Unfortunately, it doesn't seem to parse from the inside out, so that Spy::<Double>identity doesn't cause the function to be inferred as Spy.<Double>f2(...) and the variable as Function<Double,Double>. Maybe Java 11? Maybe it would break too much, and can't work.

It does, however, put an end to my attempts to abuse var name = ...; to solve the OP's conundrum.

---

Many thanks to @Eugene for critiquing my previous attempts prior to Java 10's release.

Answer 2

This is type inference in action, in the majority of the cases the compiler will infer the types for you and thus meaning you need not explicitly provide them.

However, there are certain circumstances in which you need to manually provide type hints.

Anyhow, Java 8 enhances the inference of generic arguments.

So, doing the following:

BiConsumer<Double[], Comparator<Double>> arraySorter = Arrays::sort;

in completly valid due to type inference.

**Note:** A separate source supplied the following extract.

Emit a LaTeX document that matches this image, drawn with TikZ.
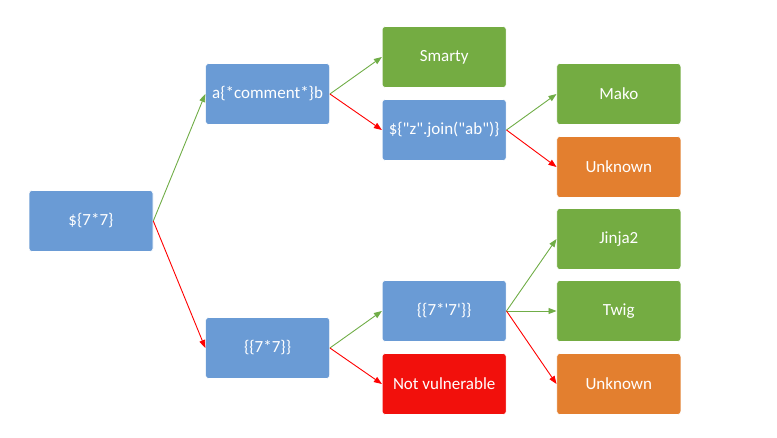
\documentclass[tikz,border=0pt]{standalone}
\usepackage{fontspec}
\newfontfamily\boxfont{Carlito}
\usetikzlibrary{positioning,arrows.meta}
\definecolor{boxblue}{HTML}{6A9BD5}
\definecolor{boxgreen}{HTML}{74AC42}
\definecolor{boxorange}{HTML}{E37F2F}
\definecolor{boxred}{HTML}{F2100C}
\definecolor{arrowgreen}{HTML}{70AD47}
\definecolor{arrowred}{HTML}{FF0000}
\begin{document}
\begin{tikzpicture}[
    node distance=52pt,
    probe/.style={rectangle, rounded corners=3pt, draw=white, line width=0.6pt, minimum width=124pt, minimum height=61pt, text=white, font=\boxfont\fontsize{17}{20}\selectfont},
    test/.style={probe, fill=boxblue},
    engine/.style={probe, fill=boxgreen},
    unknown/.style={probe, fill=boxorange},
    novuln/.style={probe, fill=boxred},
    yes/.style={-{Triangle[length=8pt,width=6pt]}, arrowgreen, line width=0.9pt},
    no/.style={-{Triangle[length=8pt,width=6pt]}, arrowred, line width=0.9pt}
]
\useasboundingbox (0,0) rectangle (777pt,-438pt);

% First probe
\node[test] (root) at (91pt,-221pt) {\$\{7*7\}};

% Second column
\node[test, right=of root, yshift=127pt] (comment) {a\{*comment*\}b};
\node[test, right=of root, yshift=-127pt] (curly) {\{\{7*7\}\}};

% Third column
\node[engine, right=of comment, yshift=37pt] (smarty) {Smarty};
\node[test, right=of comment, yshift=-36pt] (join) {\$\{"z".join("ab")\}};
\node[test, right=of curly, yshift=37pt] (mult) {\{\{7*'7'\}\}};
\node[novuln, right=of curly, yshift=-36pt] (notvuln) {Not vulnerable};

% Fourth column
\node[engine, right=50pt of join, yshift=36pt] (mako) {Mako};
\node[unknown, right=50pt of join, yshift=-37pt] (unk1) {Unknown};
\node[engine, right=50pt of mult, yshift=72pt] (jinja) {Jinja2};
\node[engine, right=50pt of mult] (twig) {Twig};
\node[unknown, right=50pt of mult, yshift=-73pt] (unk2) {Unknown};

% Arrows
\draw[yes] (root.east) -- (comment.west);
\draw[no] (root.east) -- (curly.west);
\draw[yes] (comment.east) -- (smarty.west);
\draw[no] (comment.east) -- (join.west);
\draw[yes] (curly.east) -- (mult.west);
\draw[no] (curly.east) -- (notvuln.west);
\draw[yes] (join.east) -- (mako.west);
\draw[no] (join.east) -- (unk1.west);
\draw[yes] (mult.east) -- (jinja.west);
\draw[yes] (mult.east) -- (twig.west);
\draw[no] (mult.east) -- (unk2.west);

\end{tikzpicture}
\end{document}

A couple of examples which I can think of right now that would not have worked in Java-7 but works in Java-8 is something like:

void exampleMethod(List<Person> people) {
      // do logic
} 

exampleMethod(Collections.emptyList())

Another example:

someMethodName(new HashMap<>());
...
void someMethodName(Map<String, String> values);

You were required to explicitly provide the type arguments previously.

Also, because of the aforementioned type inference, it's the exact reason why we can now do something like:

...
...
.collect(Collectors.toList());

instead of this guy:

...
...
.collect(Collectors.<Person>toList());

---

Whether you should provide type arguments explicitly or not is a matter of preference in some cases and in others, you're forced to do so in order to help the compiler do its work.

Answer 3

Java 8 implements Generalized Target-Type Inference (JEP 101) that allows the compiler to infer the type parameter of a generic method. In your example, the Java 8 compiler infers the type parameter of the method sort from the right hand side of the assignment.

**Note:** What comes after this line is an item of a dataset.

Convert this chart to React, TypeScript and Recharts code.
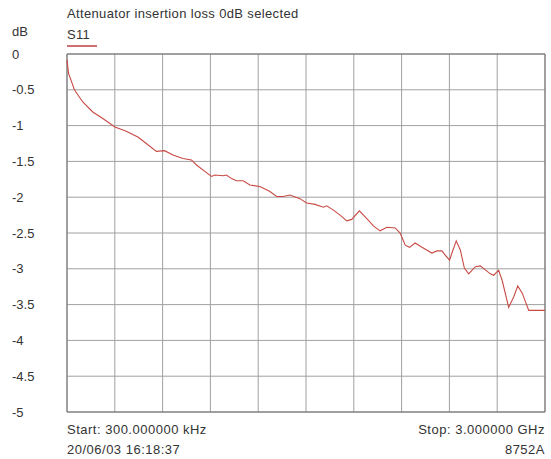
import React from "react";
import {
  LineChart, Line, XAxis, YAxis, CartesianGrid, ReferenceArea,
} from "recharts";

// sweep frequency, MHz
const freqs = [
  0.3, 10, 47, 99, 162, 225, 301, 372, 445, 498,
  561, 613, 665, 728, 781, 813, 865, 907, 928, 980,
  1001, 1033, 1064, 1106, 1148, 1211, 1274, 1316, 1357, 1399,
  1462, 1504, 1557, 1609, 1630, 1672, 1714, 1756, 1787, 1835,
  1882, 1923, 1965, 2008, 2060, 2091, 2123, 2150, 2185, 2228,
  2290, 2322, 2353, 2374, 2401, 2416, 2443, 2469, 2494, 2521,
  2563, 2594, 2657, 2678, 2709, 2731, 2772, 2804, 2829, 2857,
  2898, 3000,
];

// S11, dB
const s11 = [
  -0.08, -0.27, -0.5, -0.67, -0.81, -0.9, -1.02, -1.08, -1.16, -1.25,
  -1.36, -1.35, -1.41, -1.46, -1.48, -1.55, -1.64, -1.71, -1.69, -1.7,
  -1.69, -1.74, -1.77, -1.77, -1.83, -1.85, -1.92, -1.99, -1.99, -1.97,
  -2.02, -2.08, -2.1, -2.14, -2.12, -2.18, -2.25, -2.33, -2.31, -2.19,
  -2.3, -2.4, -2.47, -2.42, -2.43, -2.5, -2.67, -2.7, -2.64, -2.7,
  -2.78, -2.75, -2.75, -2.81, -2.88, -2.78, -2.61, -2.74, -2.99, -3.07,
  -2.97, -2.96, -3.07, -3.09, -3.02, -3.16, -3.54, -3.39, -3.24, -3.34,
  -3.58, -3.58,
];

const xTicks = [0.3, 300.27, 600.24, 900.21, 1200.18, 1500.15, 1800.12, 2100.09, 2400.06, 2700.03, 3000];
const yTicks = [0, -0.5, -1, -1.5, -2, -2.5, -3, -3.5, -4, -4.5, -5];

const data = freqs.map((f, i) => ({ f, s11: s11[i] }));

const font = "Arial, 'Liberation Sans', sans-serif";
const textColor = "#333";

const YTick = (props: any) => {
  const { y, payload } = props;
  return (
    <text x={12} y={y} textAnchor="start" dominantBaseline="central"
      fill={textColor} fontSize={13} fontFamily={font}>
      {payload.value}
    </text>
  );
};

const NoTick = () => <g />;

const label = (left: number | undefined, right: number | undefined, top: number, spacing = 0.5): React.CSSProperties => ({
  position: "absolute",
  left,
  right,
  top,
  fontFamily: font,
  fontSize: 13,
  letterSpacing: spacing,
  color: textColor,
  lineHeight: "15px",
  whiteSpace: "nowrap",
});

export default function App() {
  return (
    <div style={{ position: "absolute", left: 0, top: 0, width: 551, height: 459, background: "#fff" }}>
      <div style={label(67, undefined, 6, 0.35)}>Attenuator insertion loss 0dB selected</div>
      <div style={label(12, undefined, 24, 0)}>dB</div>
      <div style={label(67, undefined, 27, 0.3)}>S11</div>
      <div style={{ position: "absolute", left: 67, top: 45, width: 30, height: 2, background: "#d07070" }} />

      <LineChart width={551} height={459} data={data}
        margin={{ top: 54, right: 6, bottom: 47, left: 12 }}>
        <CartesianGrid stroke="#a0a0a0" strokeWidth={1} />
        <XAxis dataKey="f" type="number" domain={[0.3, 3000]} ticks={xTicks}
          tick={<NoTick />} tickLine={false} axisLine={false} height={0}
          interval={0} />
        <YAxis type="number" domain={[-5, 0]} ticks={yTicks} width={55}
          tick={<YTick />} tickLine={false} axisLine={false} interval={0} />
        <ReferenceArea x1={0.3} x2={3000} y1={-5} y2={0} fill="none"
          stroke="#707070" strokeWidth={1} fillOpacity={0} />
        <Line type="linear" dataKey="s11" stroke="#c84a45" strokeWidth={1.1}
          dot={false} isAnimationActive={false} />
      </LineChart>

      <div style={label(67, undefined, 422)}>Start: 300.000000 kHz</div>
      <div style={label(67, undefined, 442)}>20/06/03 16:18:37</div>
      <div style={label(undefined, 6, 422)}>Stop: 3.000000 GHz</div>
      <div style={label(undefined, 6, 442)}>8752A</div>
    </div>
  );
}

JEP 101 also proposed generalized target-type inference for chained method calls, but it was not implemented because of the complexity that it would have introduced to the inference algorithm (discussed here and here). So, chained generic-method calls is an example in which the type parameter of a generic method cannot be inferred.

Consider the following code snippet:

class Main {

    String s = MyList.nil().head(); // Incompatible types. Required: String. Found: Object.

    static class MyList<E> {
        private E head;
        static <Z> MyList<Z> nil() { return new MyList(); }
        E head() { return head; }
    }
}

The compiler fails to infer the type parameter for the generic method nil() in String s = MyList.nil().head(). So, we have to provide more information to the inference algorithm, either by adding a type parameter

String s = MyList.<String>nil().head();

or by splitting the chained calls

MyList<String> ls = MyList.nil();
String s = ls.head();

Note: The chained-calls example does not contain a method reference to a generic method (::<> syntax) as in the original question, but the inference technique invoked in both examples is the same. Therefore, the limitations of the inference are also the same.